┌──

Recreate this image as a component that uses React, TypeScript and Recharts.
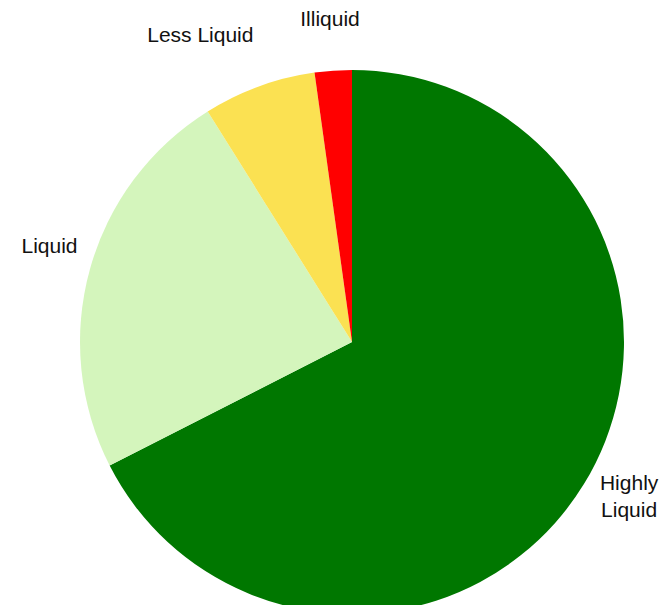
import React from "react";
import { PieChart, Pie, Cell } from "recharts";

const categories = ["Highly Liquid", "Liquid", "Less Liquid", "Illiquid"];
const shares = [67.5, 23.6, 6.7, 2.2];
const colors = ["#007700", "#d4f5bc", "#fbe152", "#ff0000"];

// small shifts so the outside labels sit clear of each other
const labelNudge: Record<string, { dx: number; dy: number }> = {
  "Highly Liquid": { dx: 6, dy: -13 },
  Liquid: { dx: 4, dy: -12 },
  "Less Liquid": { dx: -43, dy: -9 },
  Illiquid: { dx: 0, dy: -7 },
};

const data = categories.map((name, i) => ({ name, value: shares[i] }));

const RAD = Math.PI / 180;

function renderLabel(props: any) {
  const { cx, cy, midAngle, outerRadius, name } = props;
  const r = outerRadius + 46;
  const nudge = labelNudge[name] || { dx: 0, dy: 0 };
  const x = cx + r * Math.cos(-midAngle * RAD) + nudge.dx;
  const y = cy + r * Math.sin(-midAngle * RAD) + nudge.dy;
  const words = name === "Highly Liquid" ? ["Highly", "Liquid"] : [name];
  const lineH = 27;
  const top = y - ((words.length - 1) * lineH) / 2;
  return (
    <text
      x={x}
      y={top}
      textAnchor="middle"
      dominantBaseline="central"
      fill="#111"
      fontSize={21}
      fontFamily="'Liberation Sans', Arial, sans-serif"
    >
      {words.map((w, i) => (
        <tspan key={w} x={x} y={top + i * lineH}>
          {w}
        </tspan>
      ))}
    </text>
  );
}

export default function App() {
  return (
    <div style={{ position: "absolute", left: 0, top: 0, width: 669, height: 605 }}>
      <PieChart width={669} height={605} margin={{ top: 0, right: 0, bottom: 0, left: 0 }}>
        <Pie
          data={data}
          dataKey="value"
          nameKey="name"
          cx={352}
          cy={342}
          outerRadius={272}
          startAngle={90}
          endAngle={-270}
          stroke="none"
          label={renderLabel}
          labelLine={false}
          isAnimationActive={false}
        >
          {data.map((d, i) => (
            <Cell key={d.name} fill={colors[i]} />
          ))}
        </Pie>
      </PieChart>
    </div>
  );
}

└──

■ EXERCISE BRIEF
Set out every line from the material that contains the string "React".

■ TASK SOLUTION
Recreate this image as a component that uses React, TypeScript and Recharts.
import React from "react";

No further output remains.